**Required work:** Look through the data and write out every line with the word "chart" in it.

□ □ □ □ □ □ □

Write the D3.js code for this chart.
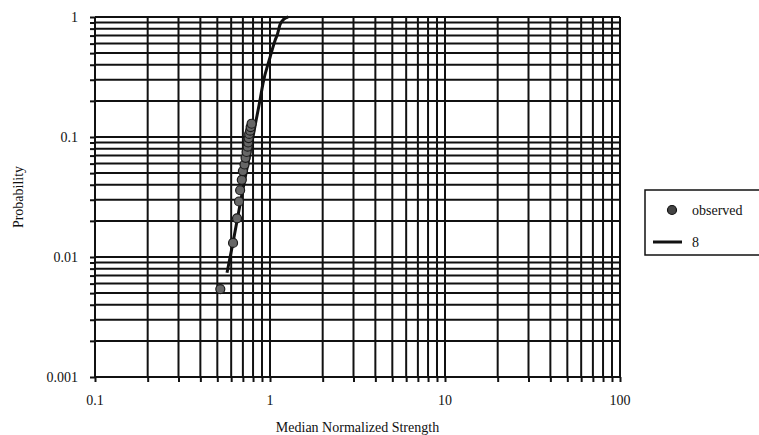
<!DOCTYPE html>
<html>
<head>
<meta charset="utf-8">
<script src="https://cdn.jsdelivr.net/npm/d3@7"></script>
<style>
  html, body { margin: 0; padding: 0; background: #fff; }
  svg { display: block; }
  text { font-family: "Liberation Serif", "Times New Roman", serif; fill: #111; }
</style>
</head>
<body>
<svg id="chart" width="759" height="435"></svg>
<script>
// ---- data ----
const xTickLabels = ["0.1", "1", "10", "100"];
const yTickLabels = ["0.001", "0.01", "0.1", "1"];
const xDomain = [0.1, 100];
const yDomain = [0.001, 1];

const observedX = [0.52, 0.615, 0.648, 0.665, 0.675, 0.69, 0.70, 0.715, 0.725, 0.735, 0.745, 0.75, 0.755, 0.76, 0.77, 0.775, 0.785];
const observedY = [0.0054, 0.0131, 0.021, 0.029, 0.036, 0.044, 0.052, 0.059, 0.067, 0.075, 0.083, 0.090, 0.098, 0.106, 0.113, 0.121, 0.129];

const fitX = [0.568, 0.614, 0.682, 0.754, 0.823, 0.877, 0.912, 1.0, 1.07, 1.10, 1.14, 1.2, 1.27];
const fitY = [0.0074, 0.0131, 0.030, 0.064, 0.126, 0.203, 0.28, 0.46, 0.64, 0.71, 0.86, 0.96, 1.0];

const seriesNames = ["observed", "8"];

// ---- layout ----
const svg = d3.select("#chart");
const margin = { left: 95, right: 139, top: 17, bottom: 58 };
const W = 759, H = 435;
const x = d3.scaleLog().domain(xDomain).range([margin.left, W - margin.right]);
const y = d3.scaleLog().domain(yDomain).range([H - margin.bottom, margin.top]);

const x0 = x.range()[0], x1 = x.range()[1];
const y0 = y.range()[0], y1 = y.range()[1];

// grid values: 1..9 per decade
const xGrid = x.ticks();
const yGrid = y.ticks();

const g = svg.append("g");

g.selectAll("line.vg").data(xGrid).join("line")
  .attr("x1", d => x(d)).attr("x2", d => x(d))
  .attr("y1", y1).attr("y2", y0)
  .attr("stroke", "#111").attr("stroke-width", 2);

g.selectAll("line.hg").data(yGrid).join("line")
  .attr("x1", x0).attr("x2", x1)
  .attr("y1", d => y(d)).attr("y2", d => y(d))
  .attr("stroke", "#111").attr("stroke-width", 2);

const yAxis = d3.axisLeft(y).tickValues(yGrid).tickSize(5).tickFormat(() => "");
svg.append("g").attr("transform", `translate(${x0},0)`).call(yAxis)
  .call(s => s.selectAll("path, line").attr("stroke", "#111").attr("stroke-width", 2))
  .call(s => s.select(".domain").attr("d", `M0,${y1}V${y0}`));

const xAxis = d3.axisBottom(x).tickValues(xGrid).tickSize(5).tickFormat(() => "");
svg.append("g").attr("transform", `translate(0,${y0})`).call(xAxis)
  .call(s => s.selectAll("path, line").attr("stroke", "#111").attr("stroke-width", 2))
  .call(s => s.select(".domain").attr("d", `M${x0},0H${x1}`));

svg.selectAll("text.yl").data(yTickLabels).join("text")
  .attr("x", 78).attr("y", d => y(+d) + 5)
  .attr("text-anchor", "end").attr("font-size", 14).text(d => d);

svg.selectAll("text.xl").data(xTickLabels).join("text")
  .attr("x", d => x(+d)).attr("y", y0 + 28)
  .attr("text-anchor", "middle").attr("font-size", 14).text(d => d);

svg.append("text").attr("x", (x0 + x1) / 2).attr("y", 432)
  .attr("text-anchor", "middle").attr("font-size", 14).text("Median Normalized Strength");
svg.append("text").attr("transform", `translate(23,${(y0 + y1) / 2}) rotate(-90)`)
  .attr("text-anchor", "middle").attr("font-size", 14).text("Probability");

// fit line
const fitData = fitX.map((v, i) => [v, fitY[i]]);
svg.append("path").datum(fitData)
  .attr("fill", "none").attr("stroke", "#111").attr("stroke-width", 3)
  .attr("d", d3.line().x(d => x(d[0])).y(d => y(d[1])).curve(d3.curveMonotoneX));

// observed points
const obs = observedX.map((v, i) => [v, observedY[i]]);
svg.selectAll("circle.obs").data(obs).join("circle")
  .attr("cx", d => x(d[0])).attr("cy", d => y(d[1])).attr("r", 4.5)
  .attr("fill", "#666").attr("stroke", "#1a1a1a").attr("stroke-width", 1.2);

// legend
const lg = svg.append("g");
lg.append("rect").attr("x", 645).attr("y", 190).attr("width", 130).attr("height", 65)
  .attr("fill", "#fff").attr("stroke", "#111").attr("stroke-width", 1.5);
lg.append("circle").attr("cx", 672).attr("cy", 210).attr("r", 4.5)
  .attr("fill", "#444").attr("stroke", "#111").attr("stroke-width", 1.2);
lg.append("text").attr("x", 692).attr("y", 215).attr("font-size", 14).text(seriesNames[0]);
lg.append("line").attr("x1", 653).attr("x2", 682).attr("y1", 242).attr("y2", 242)
  .attr("stroke", "#111").attr("stroke-width", 3);
lg.append("text").attr("x", 692).attr("y", 247).attr("font-size", 14).text(seriesNames[1]);
</script>
</body>
</html>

□ □ □ □ □ □ □

**Solved exercise:**
Write the D3.js code for this chart.
<svg id="chart" width="759" height="435"></svg>
const svg = d3.select("#chart");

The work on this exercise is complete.